* _TO DO_
Drop the pictures and extract exactly the lines from the one that contains "Convert this chart to pgfplots code." through the end of the material.

[Records excerpted from a collection]
━━━━━━━━

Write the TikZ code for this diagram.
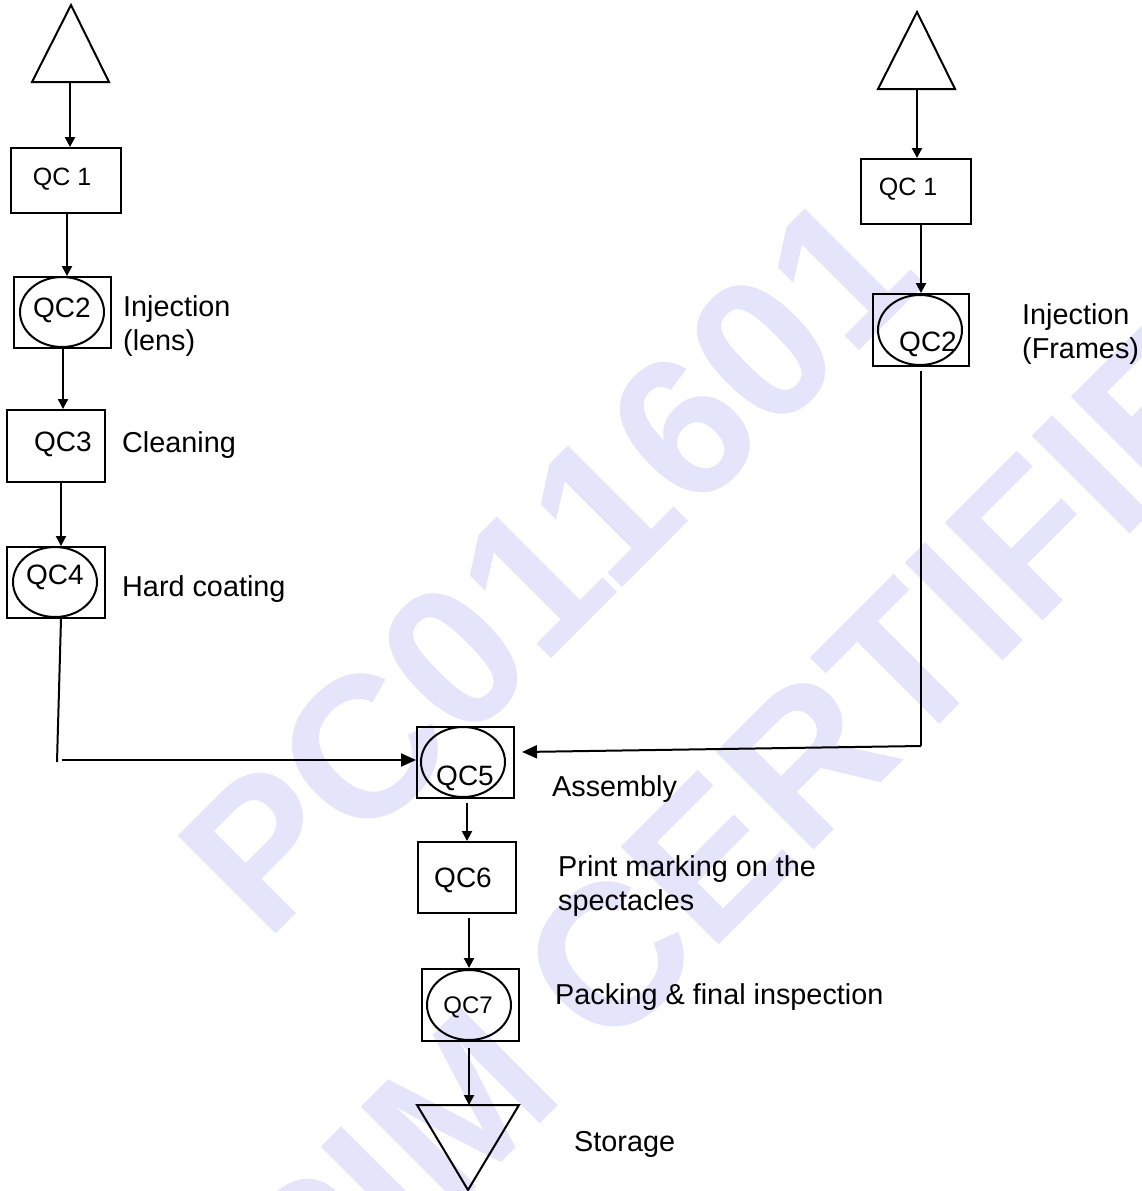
\documentclass[tikz,border=0pt]{standalone}
\usepackage{fontspec}
\setmainfont{Liberation Sans}
\usetikzlibrary{arrows.meta,shapes.geometric}
\definecolor{wm}{RGB}{228,228,250}
\begin{document}
\begin{tikzpicture}[x=1pt,y=-1pt,
  wmtext/.style={text=wm, inner sep=0, anchor=base, rotate=45, font=\fontsize{201}{201}\selectfont\bfseries},
  box/.style={draw, line width=1.9pt, inner sep=0, minimum width=#1},
  ell/.style={draw, ellipse, line width=2pt, inner sep=0, minimum width=84, minimum height=70},
  lbl/.style={anchor=north west, inner sep=0, align=left, font=\fontsize{28.8}{34}\selectfont},
  qlbl/.style={anchor=base, inner sep=0, font=\fontsize{28}{28}\selectfont},
  qlbls/.style={anchor=base, inner sep=0, font=\fontsize{25}{25}\selectfont},
  con/.style={line width=2pt},
  arr/.style={line width=2pt, -{Triangle[length=10pt,width=10pt]}},
  harr/.style={line width=2pt, -{Triangle[length=15pt,width=13pt]}},
  tri/.style={line width=2pt, line join=miter}
]
\useasboundingbox (0,0) rectangle (1142,1191);
\clip (0,0) rectangle (1142,1191);
\fill[white] (0,0) rectangle (1142,1191);

% watermark
\node[wmtext] (wm1) at (598,612) {PC011601};
\node[wmtext] (wm2) at (836,828) {PIM CERTIFIED};

% left triangle
\coordinate (t1a) at (71,5);
\coordinate (t1l) at (32,82);
\coordinate (t1r) at (109,82);
\coordinate (t1b) at (70,82);
\draw[tri] (t1a) -- (t1l) -- (t1r) -- cycle;

% right triangle
\coordinate (t2a) at (917,12);
\coordinate (t2l) at (878,89);
\coordinate (t2r) at (955,89);
\coordinate (t2b) at (917,89);
\draw[tri] (t2a) -- (t2l) -- (t2r) -- cycle;

% storage triangle
\coordinate (sl) at (417,1105);
\coordinate (sr) at (519,1105);
\coordinate (sa) at (468,1190);
\coordinate (st) at (469,1105);
\draw[tri] (sl) -- (sr) -- (sa) -- cycle;

% boxes
\node[box=110, minimum height=65] (qc1l) at (66,180.5) {};
\node[box=97, minimum height=71] (qc2l) at (62.5,312.5) {};
\node[box=98, minimum height=72] (qc3) at (56,446) {};
\node[box=98, minimum height=71] (qc4) at (56,582.5) {};
\node[box=110, minimum height=65] (qc1r) at (916,191.5) {};
\node[box=96, minimum height=72] (qc2r) at (921,330) {};
\node[box=97, minimum height=71] (qc5) at (465.5,762.5) {};
\node[box=98, minimum height=71] (qc6) at (467,877.5) {};
\node[box=97, minimum height=72] (qc7) at (470.5,1005) {};

% ellipses
\node[ell] (e2l) at (62,312) {};
\node[ell] (e4) at (55,582) {};
\node[ell] (e2r) at (920,330) {};
\node[ell] (e5) at (463,762) {};
\node[ell] (e7) at (469,1005) {};

% box texts
\node[qlbls] (q1l) at (62,185) {QC 1};
\node[qlbl] (q2l) at (62,317) {QC2};
\node[qlbl] (q3) at (63,451) {QC3};
\node[qlbl] (q4) at (55,584) {QC4};
\node[qlbls] (q1r) at (908,195) {QC 1};
\node[qlbl] (q2r) at (928,351) {QC2};
\node[qlbl] (q5) at (465,785) {QC5};
\node[qlbl] (q6) at (463,887) {QC6};
\node[qlbl, font=\fontsize{24}{24}\selectfont] (q7) at (468,1013) {QC7};

% labels
\node[lbl] (lens) at (123,295) {Injection\\(lens)};
\node[lbl] (clean) at (122,431) {Cleaning};
\node[lbl] (hard) at (122,575) {Hard coating};
\node[lbl] (frames) at (1022,303) {Injection\\(Frames)};
\node[lbl] (assy) at (552,775) {Assembly};
\node[lbl] (print) at (558,855) {Print marking on the\\spectacles};
\node[lbl] (pack) at (555,983) {Packing \& final inspection};
\node[lbl] (stor) at (574,1131) {Storage};

% connectors left column
\draw[arr] (t1b) -- (t1b |- qc1l.north);
\draw[arr] ([xshift=1pt]qc1l.south) -- ([xshift=1pt]qc1l.south |- qc2l.north);
\draw[arr] ([xshift=0.5pt]qc2l.south) -- ([xshift=0.5pt]qc2l.south |- qc3.north);
\draw[arr] ([xshift=5pt]qc3.south) -- ([xshift=5pt]qc3.south |- qc4.north);
\coordinate (c1) at (57,762);
\coordinate (c2) at (62,760);
\draw[con] ([xshift=5pt]qc4.south) -- (c1);
\draw[harr] (c2) -- (c2 -| qc5.west);

% connectors right column
\draw[arr] (t2b) -- (t2b |- qc1r.north);
\draw[arr] (qc1r.south -| qc2r.north) -- (qc2r.north);
\coordinate (c3) at (921,746);
\coordinate (c4) at (522,752);
\draw[con] ([yshift=-4pt]qc2r.south) -- (c3);
\draw[harr] (c3) -- (c4);

% lower chain
\draw[arr] ([yshift=-4pt]qc5.south -| qc6.north) -- (qc6.north);
\draw[arr] ([yshift=-4pt, xshift=2pt]qc6.south) -- ([xshift=2pt]qc6.south |- qc7.north);
\draw[arr] ([yshift=-6pt, xshift=-1.5pt]qc7.south) -- ([xshift=-1.5pt]qc7.south |- st);
\end{tikzpicture}
\end{document}
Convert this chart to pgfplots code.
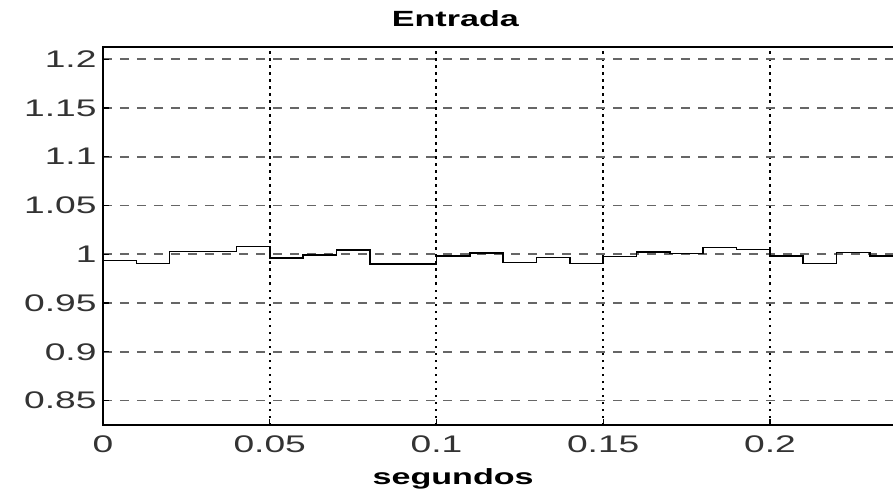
\documentclass[border=0pt]{standalone}
\usepackage{fontspec}
\setmainfont{Liberation Sans}[FakeStretch=1.55]
\usepackage{pgfplots}
\pgfplotsset{compat=1.18}

\begin{document}
\begin{tikzpicture}
\begin{axis}[
  scale only axis,
  width=817bp, height=378bp,
  xmin=0, xmax=0.245,
  ymin=0.825, ymax=1.2125,
  xtick={0,0.05,0.1,0.15,0.2},
  ytick={0.85,0.9,0.95,1,1.05,1.1,1.15,1.2},
  /pgf/number format/assume math mode=true,
  /pgf/number format/fixed,
  /pgf/number format/precision=2,
  tick align=inside,
  major tick length=6bp,
  tick style={black, line width=1.2pt},
  xtick pos=bottom, ytick pos=left,
  ticklabel style={text=black!80, font=\fontsize{24bp}{28bp}\selectfont},
  xticklabel style={yshift=-7bp},
  yticklabel style={xshift=-3bp},
  axis line style={black, line width=1.6pt},
  grid=major,
  x grid style={black, line width=2pt, dash pattern=on 2.5bp off 4.5bp},
  y grid style={black!60, line width=1.6pt, dash pattern=on 9bp off 8bp},
  title={\textbf{Entrada}},
  title style={at={(axis cs:0.1057,1.2125)}, anchor=south, yshift=11bp,
    font=\fontsize{22bp}{25bp}\selectfont},
  xlabel={\textbf{segundos}},
  xlabel style={at={(axis cs:0.105,0.825)}, anchor=north, yshift=-40bp,
    font=\fontsize{22bp}{25bp}\selectfont},
]
% input signal, one sample every 10 ms (zero-order hold)
\addplot[const plot, black, line width=1.6pt] coordinates {
  (0.00,0.9936) (0.01,0.9906) (0.02,1.0030) (0.03,1.0030) (0.04,1.0080)
  (0.05,0.9960) (0.06,0.9995) (0.07,1.0046) (0.08,0.9900) (0.09,0.9900)
  (0.10,0.9985) (0.11,1.0015) (0.12,0.9915) (0.13,0.9966) (0.14,0.9905)
  (0.15,0.9976) (0.16,1.0025) (0.17,1.0007) (0.18,1.0070) (0.19,1.0050)
  (0.20,0.9980) (0.21,0.9905) (0.22,1.0017) (0.23,0.9980) (0.24,0.9980)
  (0.25,0.9980)
};
\end{axis}
\pgfresetboundingbox
\useasboundingbox (-103bp,-67bp) rectangle (790bp,425bp);
\end{tikzpicture}
\end{document}
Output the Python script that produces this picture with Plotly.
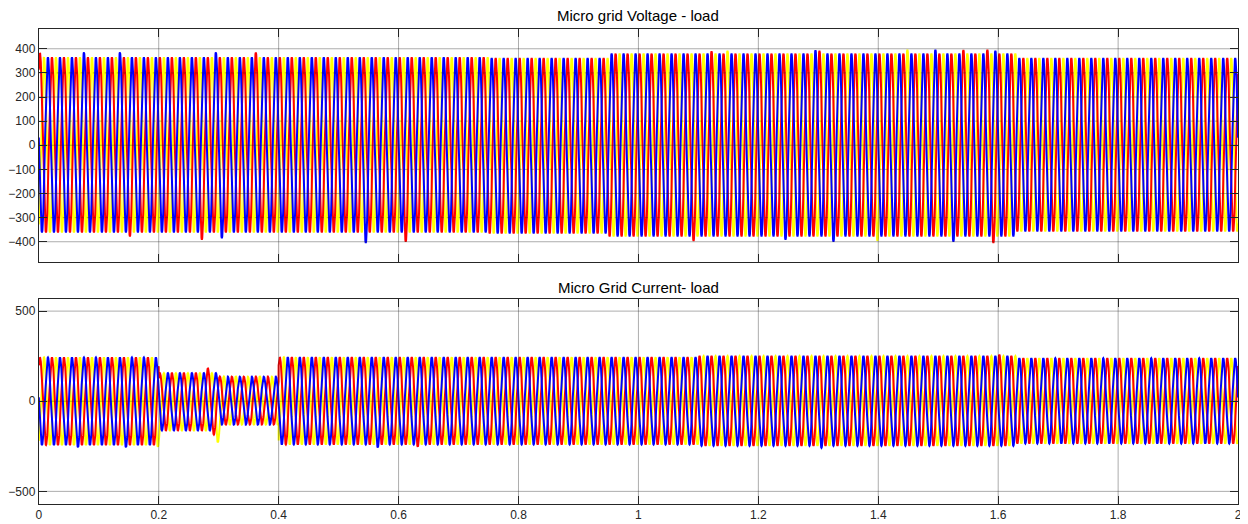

━━━━━━━━

* _EXERCISE RESPONSE_
Convert this chart to pgfplots code.
\documentclass[border=0pt]{standalone}
\usepackage{fontspec}
\setmainfont{Liberation Sans}[FakeStretch=1.55]
\usepackage{pgfplots}
\pgfplotsset{compat=1.18}

\begin{document}
\begin{tikzpicture}
\begin{axis}[
  scale only axis,
  width=817bp, height=378bp,
  xmin=0, xmax=0.245,
  ymin=0.825, ymax=1.2125,
  xtick={0,0.05,0.1,0.15,0.2},
  ytick={0.85,0.9,0.95,1,1.05,1.1,1.15,1.2},
  /pgf/number format/assume math mode=true,
  /pgf/number format/fixed,
  /pgf/number format/precision=2,
  tick align=inside,
  major tick length=6bp,
  tick style={black, line width=1.2pt},
  xtick pos=bottom, ytick pos=left,
  ticklabel style={text=black!80, font=\fontsize{24bp}{28bp}\selectfont},
  xticklabel style={yshift=-7bp},
  yticklabel style={xshift=-3bp},
  axis line style={black, line width=1.6pt},
  grid=major,
  x grid style={black, line width=2pt, dash pattern=on 2.5bp off 4.5bp},
  y grid style={black!60, line width=1.6pt, dash pattern=on 9bp off 8bp},
  title={\textbf{Entrada}},
  title style={at={(axis cs:0.1057,1.2125)}, anchor=south, yshift=11bp,
    font=\fontsize{22bp}{25bp}\selectfont},
  xlabel={\textbf{segundos}},
  xlabel style={at={(axis cs:0.105,0.825)}, anchor=north, yshift=-40bp,
    font=\fontsize{22bp}{25bp}\selectfont},
]
% input signal, one sample every 10 ms (zero-order hold)
\addplot[const plot, black, line width=1.6pt] coordinates {
  (0.00,0.9936) (0.01,0.9906) (0.02,1.0030) (0.03,1.0030) (0.04,1.0080)
  (0.05,0.9960) (0.06,0.9995) (0.07,1.0046) (0.08,0.9900) (0.09,0.9900)
  (0.10,0.9985) (0.11,1.0015) (0.12,0.9915) (0.13,0.9966) (0.14,0.9905)
  (0.15,0.9976) (0.16,1.0025) (0.17,1.0007) (0.18,1.0070) (0.19,1.0050)
  (0.20,0.9980) (0.21,0.9905) (0.22,1.0017) (0.23,0.9980) (0.24,0.9980)
  (0.25,0.9980)
};
\end{axis}
\pgfresetboundingbox
\useasboundingbox (-103bp,-67bp) rectangle (790bp,425bp);
\end{tikzpicture}
\end{document}
Output the Python script that produces this picture with Plotly.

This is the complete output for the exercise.